The head of video-streaming service Netflix has foreshadowed the death of broadcast TV, claiming it will be fully obsolete by 2030.
Reed Hastings, the chief executive of Netflix made the comments earlier this week in Mexico City where he was discussing the service’s growth in the Lat Am region.
Speaking at an industry event in Mexico City, he said: ‘It’s kind of like the horse, you know, the horse was good until we had the car. The age of broadcast TV will probably last until 2030. Broadcast television will die off within the next 16 years, the CEO of Netflix has added.
Reed Hastings, whose streaming media firm boasts more than 53million users, declared that the continuous rise of on-demand content will cause traditional TV to become obsolete by 2030.
The businessman, who has an estimated net worth of $860million, was appearing at the event to discuss Nielsen’s plans to start measuring Netflix’s viewership next month – a novel proposal.
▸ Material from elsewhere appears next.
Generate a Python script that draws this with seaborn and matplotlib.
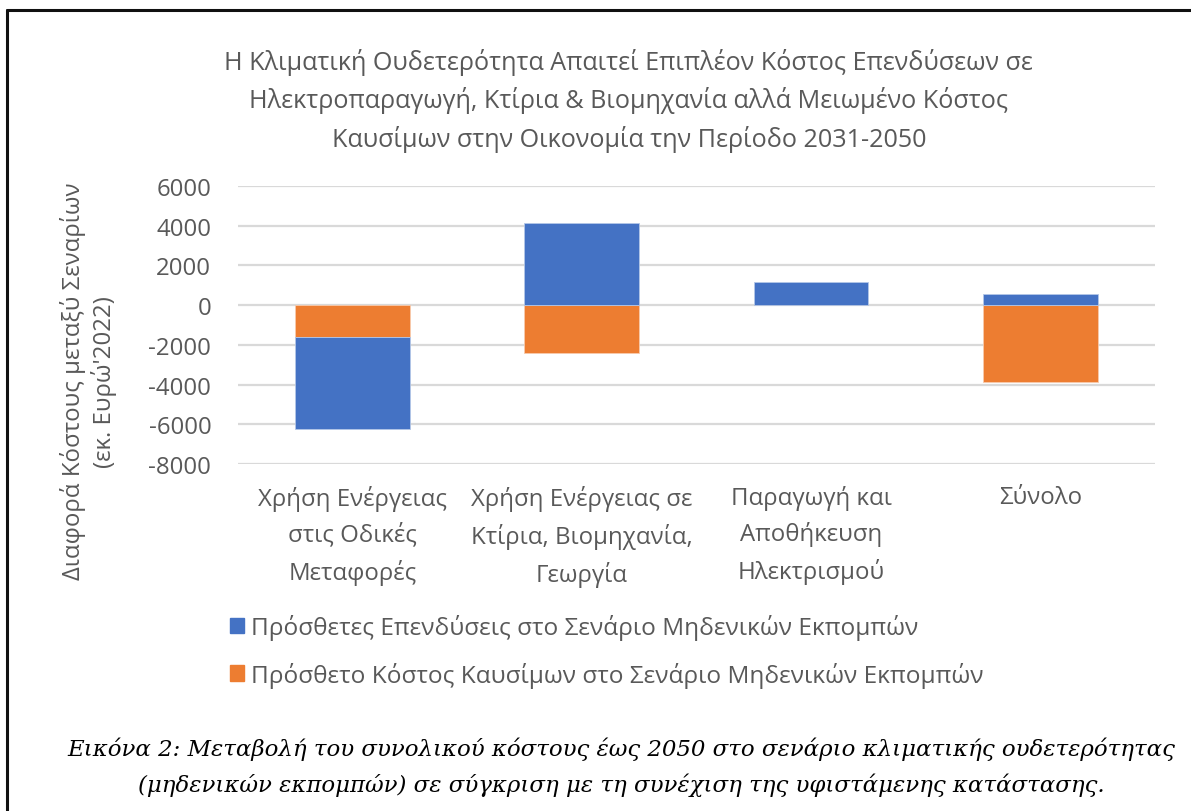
import matplotlib
matplotlib.use("Agg")
import matplotlib.pyplot as plt
import seaborn as sns
import numpy as np
import pandas as pd
from matplotlib.patches import Patch
from matplotlib.lines import Line2D

# ---- data ----
categories = [
    "Χρήση Ενέργειας\nστις Οδικές\nΜεταφορές",
    "Χρήση Ενέργειας σε\nΚτίρια, Βιομηχανία,\nΓεωργία",
    "Παραγωγή και\nΑποθήκευση\nΗλεκτρισμού",
    "Σύνολο",
]
investments = [-4650, 4120, 1170, 530]      # Πρόσθετες Επενδύσεις
fuel_cost = [-1600, -2420, 0, -3880]         # Πρόσθετο Κόστος Καυσίμων
series_names = [
    "Πρόσθετες Επενδύσεις στο Σενάριο Μηδενικών Εκπομπών",
    "Πρόσθετο Κόστος Καυσίμων στο Σενάριο Μηδενικών Εκπομπών",
]
yticks = [6000, 4000, 2000, 0, -2000, -4000, -6000, -8000]
title = ("Η Κλιματική Ουδετερότητα Απαιτεί Επιπλέον Κόστος Επενδύσεων σε\n"
         "Ηλεκτροπαραγωγή, Κτίρια & Βιομηχανία αλλά Μειωμένο Κόστος\n"
         "Καυσίμων στην Οικονομία την Περίοδο 2031-2050")
ylabel = "Διαφορά Κόστους μεταξύ Σεναρίων\n(εκ. Ευρώ'2022)"
caption = ("Εικόνα 2: Μεταβολή του συνολικού κόστους έως 2050 στο σενάριο κλιματικής ουδετερότητας\n"
           "(μηδενικών εκπομπών) σε σύγκριση με τη συνέχιση της υφιστάμενης κατάστασης.")

BLUE = "#4472C4"
ORANGE = "#ED7D31"
GRAY = "#595959"
FS = 17.3

sns.set_theme(style="white")
plt.rcParams["font.family"] = ["Open Sans", "DejaVu Sans"]
plt.rcParams["ytick.left"] = True
plt.rcParams["xtick.bottom"] = True

df = pd.DataFrame({"cat": categories, "inv": investments, "fuel": fuel_cost})
# stacking: orange (fuel) drawn first from zero; blue stacks on the same side
inv_bottom = np.where((df["inv"].values < 0) & (df["fuel"].values < 0), df["fuel"].values, 0.0)

fig = plt.figure(figsize=(11.91, 8.12), dpi=100)
ax = fig.add_axes([0.1996, 0.4273, 0.9698 - 0.1996, 0.770 - 0.4273])

sns.barplot(data=df, x="cat", y="fuel", color=ORANGE, saturation=1, width=0.5,
            ax=ax, edgecolor="#F8CBAD", linewidth=0.6, zorder=3)
sns.barplot(data=df, x="cat", y="inv", color=BLUE, saturation=1, width=0.5,
            bottom=inv_bottom, ax=ax, edgecolor="#B4C7E7", linewidth=0.6, zorder=3)

ax.set_ylim(-8000, 6000)
ax.set_xlim(-0.5, len(categories) - 0.5)
ax.set_yticks(yticks)
ax.set_yticklabels([str(v) for v in yticks])
ax.tick_params(axis="y", labelsize=FS, labelcolor=GRAY, length=0, pad=19)
ax.tick_params(axis="x", labelsize=FS, labelcolor=GRAY, length=0, pad=15)
for lab in ax.get_xticklabels():
    lab.set_linespacing(1.6)
ax.yaxis.grid(True, color="#D9D9D9", linewidth=1.6, zorder=0)
ax.xaxis.grid(False)
for s in ax.spines.values():
    s.set_visible(False)
ax.set_xlabel("")
ax.set_ylabel("")

# y label (two rotated lines)
fig.text(0.0745, 0.53, ylabel, rotation=90, ha="center", va="center",
         fontsize=FS, color=GRAY, linespacing=1.25)

# title
fig.text(0.528, 0.876, title, ha="center", va="center", fontsize=18.1,
         color=GRAY, linespacing=1.55)

# legend
handles = [Patch(facecolor=BLUE, edgecolor=BLUE), Patch(facecolor=ORANGE, edgecolor=ORANGE)]
leg = fig.legend(handles, series_names, loc="upper left", bbox_to_anchor=(0.193, 0.2425),
                 frameon=False, fontsize=17.6, labelspacing=0.88, handlelength=0.58,
                 handleheight=0.58, handletextpad=0.3, borderaxespad=0, borderpad=0)
for t in leg.get_texts():
    t.set_color(GRAY)

# caption
fig.text(0.522, 0.0554, caption, ha="center", va="center", fontsize=16.5,
         style="italic", family=["DejaVu Serif"], color="black", linespacing=1.65)

# frame (top and left lines)
fig.add_artist(Line2D([0.0059, 0.0059], [0.0, 0.9865], transform=fig.transFigure,
                      color="#111111", linewidth=2.2))
fig.add_artist(Line2D([0.0059, 1.0], [0.9865, 0.9865], transform=fig.transFigure,
                      color="#111111", linewidth=2.2))

fig.savefig("out.png", dpi=100)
Earlier this year, Netflix announced plans to disrupt how movies make their official releases. In a move which ‘breaks the stranglehold that movie theaters have’ on film releases, it will debut the sequel to ‘Crouching Tiger, Hidden Dragon’ on the same day as it hits IMAX theaters.
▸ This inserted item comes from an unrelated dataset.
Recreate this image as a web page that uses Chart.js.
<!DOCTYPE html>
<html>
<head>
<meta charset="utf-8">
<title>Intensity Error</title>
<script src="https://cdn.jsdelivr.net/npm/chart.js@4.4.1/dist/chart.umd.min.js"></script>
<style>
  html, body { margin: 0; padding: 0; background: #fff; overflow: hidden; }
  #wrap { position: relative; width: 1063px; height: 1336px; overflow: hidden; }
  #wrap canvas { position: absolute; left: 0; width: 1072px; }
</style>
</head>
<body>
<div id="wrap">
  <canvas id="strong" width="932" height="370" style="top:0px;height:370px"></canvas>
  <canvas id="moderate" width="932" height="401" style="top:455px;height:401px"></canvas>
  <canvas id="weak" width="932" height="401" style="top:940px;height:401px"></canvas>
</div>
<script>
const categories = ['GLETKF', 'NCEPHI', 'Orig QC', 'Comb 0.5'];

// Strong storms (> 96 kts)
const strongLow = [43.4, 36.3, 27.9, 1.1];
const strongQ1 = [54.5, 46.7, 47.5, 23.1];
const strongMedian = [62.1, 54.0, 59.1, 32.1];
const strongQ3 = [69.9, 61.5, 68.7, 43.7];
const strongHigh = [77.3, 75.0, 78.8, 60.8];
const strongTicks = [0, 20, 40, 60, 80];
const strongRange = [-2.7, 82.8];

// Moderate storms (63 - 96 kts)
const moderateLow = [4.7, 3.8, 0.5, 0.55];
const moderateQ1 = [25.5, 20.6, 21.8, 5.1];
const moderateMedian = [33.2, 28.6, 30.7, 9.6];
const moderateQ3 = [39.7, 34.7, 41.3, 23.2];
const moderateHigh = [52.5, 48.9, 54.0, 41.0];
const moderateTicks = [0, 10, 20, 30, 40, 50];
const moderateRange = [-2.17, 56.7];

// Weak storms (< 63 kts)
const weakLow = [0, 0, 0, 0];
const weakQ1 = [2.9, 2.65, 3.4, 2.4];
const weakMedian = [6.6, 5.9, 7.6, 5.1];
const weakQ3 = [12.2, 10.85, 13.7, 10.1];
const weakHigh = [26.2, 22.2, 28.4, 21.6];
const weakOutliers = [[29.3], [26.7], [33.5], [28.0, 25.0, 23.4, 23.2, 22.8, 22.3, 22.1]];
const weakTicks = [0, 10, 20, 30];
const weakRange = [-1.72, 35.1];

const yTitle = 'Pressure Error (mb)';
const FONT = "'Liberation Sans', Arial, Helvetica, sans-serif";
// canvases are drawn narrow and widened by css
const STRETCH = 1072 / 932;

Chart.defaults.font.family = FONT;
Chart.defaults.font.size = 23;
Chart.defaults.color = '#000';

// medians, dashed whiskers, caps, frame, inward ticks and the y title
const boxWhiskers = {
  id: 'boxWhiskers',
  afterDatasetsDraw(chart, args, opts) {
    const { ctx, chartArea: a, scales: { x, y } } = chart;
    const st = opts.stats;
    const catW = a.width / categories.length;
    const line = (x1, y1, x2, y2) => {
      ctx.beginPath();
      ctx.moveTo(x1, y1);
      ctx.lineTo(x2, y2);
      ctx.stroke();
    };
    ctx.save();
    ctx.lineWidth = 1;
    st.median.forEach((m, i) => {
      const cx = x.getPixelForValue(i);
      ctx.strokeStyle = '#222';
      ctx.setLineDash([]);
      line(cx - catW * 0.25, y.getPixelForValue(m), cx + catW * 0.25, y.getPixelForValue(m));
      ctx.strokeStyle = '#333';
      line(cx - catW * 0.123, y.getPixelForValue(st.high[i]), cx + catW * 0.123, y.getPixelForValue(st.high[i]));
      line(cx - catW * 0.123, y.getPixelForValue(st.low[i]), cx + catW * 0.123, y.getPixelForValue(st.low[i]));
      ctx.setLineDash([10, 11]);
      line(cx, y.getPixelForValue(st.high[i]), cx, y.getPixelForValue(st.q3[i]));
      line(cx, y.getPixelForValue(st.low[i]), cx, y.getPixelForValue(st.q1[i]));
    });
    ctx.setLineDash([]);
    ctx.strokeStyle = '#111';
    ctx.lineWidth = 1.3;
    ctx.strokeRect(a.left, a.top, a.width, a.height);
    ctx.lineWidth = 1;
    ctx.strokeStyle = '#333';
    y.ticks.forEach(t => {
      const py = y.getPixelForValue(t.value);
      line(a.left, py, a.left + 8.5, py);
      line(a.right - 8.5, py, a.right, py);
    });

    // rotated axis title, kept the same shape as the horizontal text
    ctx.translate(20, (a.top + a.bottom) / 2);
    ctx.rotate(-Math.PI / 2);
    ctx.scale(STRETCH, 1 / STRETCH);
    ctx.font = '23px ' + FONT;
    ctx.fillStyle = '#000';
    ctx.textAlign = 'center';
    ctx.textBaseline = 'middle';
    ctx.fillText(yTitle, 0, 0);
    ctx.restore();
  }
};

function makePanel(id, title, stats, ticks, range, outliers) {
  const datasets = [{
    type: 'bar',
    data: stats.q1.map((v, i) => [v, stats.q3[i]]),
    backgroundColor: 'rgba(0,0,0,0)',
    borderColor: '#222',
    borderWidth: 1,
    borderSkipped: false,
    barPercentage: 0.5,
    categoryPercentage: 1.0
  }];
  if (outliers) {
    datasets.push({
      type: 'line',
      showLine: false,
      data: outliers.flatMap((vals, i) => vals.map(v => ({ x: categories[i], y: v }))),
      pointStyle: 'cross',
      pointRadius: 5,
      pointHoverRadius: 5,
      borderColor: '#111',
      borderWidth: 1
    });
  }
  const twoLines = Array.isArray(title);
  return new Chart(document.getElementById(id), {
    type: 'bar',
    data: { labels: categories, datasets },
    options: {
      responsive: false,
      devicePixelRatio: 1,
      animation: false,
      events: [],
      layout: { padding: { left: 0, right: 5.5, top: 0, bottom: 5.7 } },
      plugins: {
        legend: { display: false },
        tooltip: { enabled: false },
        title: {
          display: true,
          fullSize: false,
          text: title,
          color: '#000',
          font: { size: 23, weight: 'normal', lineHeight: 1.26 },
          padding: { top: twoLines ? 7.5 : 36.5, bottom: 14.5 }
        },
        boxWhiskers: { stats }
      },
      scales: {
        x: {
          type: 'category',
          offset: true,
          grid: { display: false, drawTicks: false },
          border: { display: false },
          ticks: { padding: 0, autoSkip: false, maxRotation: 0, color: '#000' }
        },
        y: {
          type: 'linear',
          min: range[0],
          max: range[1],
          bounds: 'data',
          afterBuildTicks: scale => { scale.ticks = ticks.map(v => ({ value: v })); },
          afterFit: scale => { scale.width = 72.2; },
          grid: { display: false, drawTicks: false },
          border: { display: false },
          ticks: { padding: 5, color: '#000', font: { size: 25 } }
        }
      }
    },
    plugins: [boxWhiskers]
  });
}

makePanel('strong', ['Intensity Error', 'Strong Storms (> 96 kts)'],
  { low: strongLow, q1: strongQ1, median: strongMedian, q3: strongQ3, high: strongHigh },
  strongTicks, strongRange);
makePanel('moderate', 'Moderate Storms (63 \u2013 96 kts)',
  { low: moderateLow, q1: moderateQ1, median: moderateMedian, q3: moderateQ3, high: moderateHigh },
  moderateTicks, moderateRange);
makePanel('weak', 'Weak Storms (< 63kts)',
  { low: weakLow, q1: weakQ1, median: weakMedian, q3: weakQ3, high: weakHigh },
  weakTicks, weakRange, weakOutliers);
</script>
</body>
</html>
To keep up with its progression and production of exclusive content, Netflix, co-founded by Mr Hastings and Marc Randolph in 1997, also announced a price hike of 1$ for new customers in May. The increase of $1 a month raised the cost of a subscription to $8.99 per month.
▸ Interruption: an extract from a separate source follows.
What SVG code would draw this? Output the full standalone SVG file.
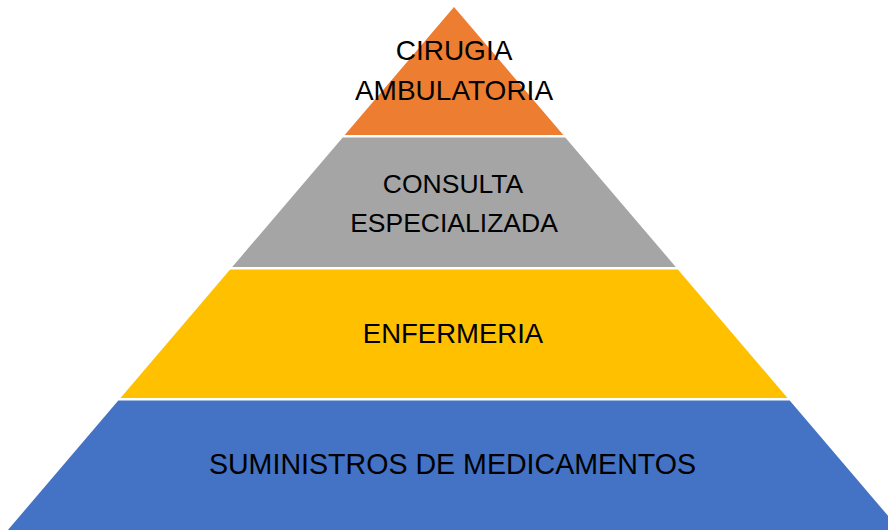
<svg xmlns="http://www.w3.org/2000/svg" width="888" height="530" viewBox="0 0 888 530">
  <style>
    .lbl { font-family: "Liberation Sans", Arial, sans-serif; font-size: 28px; fill: #000; text-anchor: middle; }
  </style>
  <rect width="888" height="530" fill="#fff"/>
  <g id="level-cirugia">
    <polygon points="454,7 563.3,135 344.7,135" fill="#ED7D31"/>
    <text class="lbl" x="454" y="60">CIRUGIA</text>
    <text class="lbl" x="454" y="100">AMBULATORIA</text>
  </g>
  <g id="level-consulta">
    <polygon points="342.7,137.5 565.3,137.5 675.8,267 232.2,267" fill="#A5A5A5"/>
    <text class="lbl" x="453" y="193" style="font-size:26.5px">CONSULTA</text>
    <text class="lbl" x="454" y="232" style="font-size:26.5px">ESPECIALIZADA</text>
  </g>
  <g id="level-enfermeria">
    <polygon points="230.1,269.5 677.9,269.5 787.5,398 120.5,398" fill="#FFC000"/>
    <text class="lbl" x="453" y="343" style="font-size:27.5px">ENFERMERIA</text>
  </g>
  <g id="level-suministros">
    <polygon points="118.3,400.5 789.7,400.5 900.1,530 7.9,530" fill="#4472C4"/>
    <text class="lbl" x="452.5" y="474" style="font-size:28.6px">SUMINISTROS DE MEDICAMENTOS</text>
  </g>
  <g id="connectors"/>
</svg>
Hastings also admitted there are big plans in the works for Lat Am: “It is one of the fastest growth areas in the world in terms of broadband households and Internet connectivity.”
The firm, which accounts for a third of all US traffic and largely responsible for the rise of on-demand content, could possibly be the service which deals the killer-blow to satellite TV.
Hastings has his eye on an international expansion too with New Zealand and Australia set to see Netflix launched in the coming months, he said: “We are trying to get to a place where it’s fully global and you can get anything, anywhere.”
With its impressive audience, rapid growth and exclusive content such as Orange Is The New Black, Netflix continues to transform how consumers watch TV shows and movies worldwide.
And with TV viewership having dropped 50 per cent between 2002 and 2012 in US, according to ”the Observer” magazine, Mr Hasting’s prediction could end up being correct.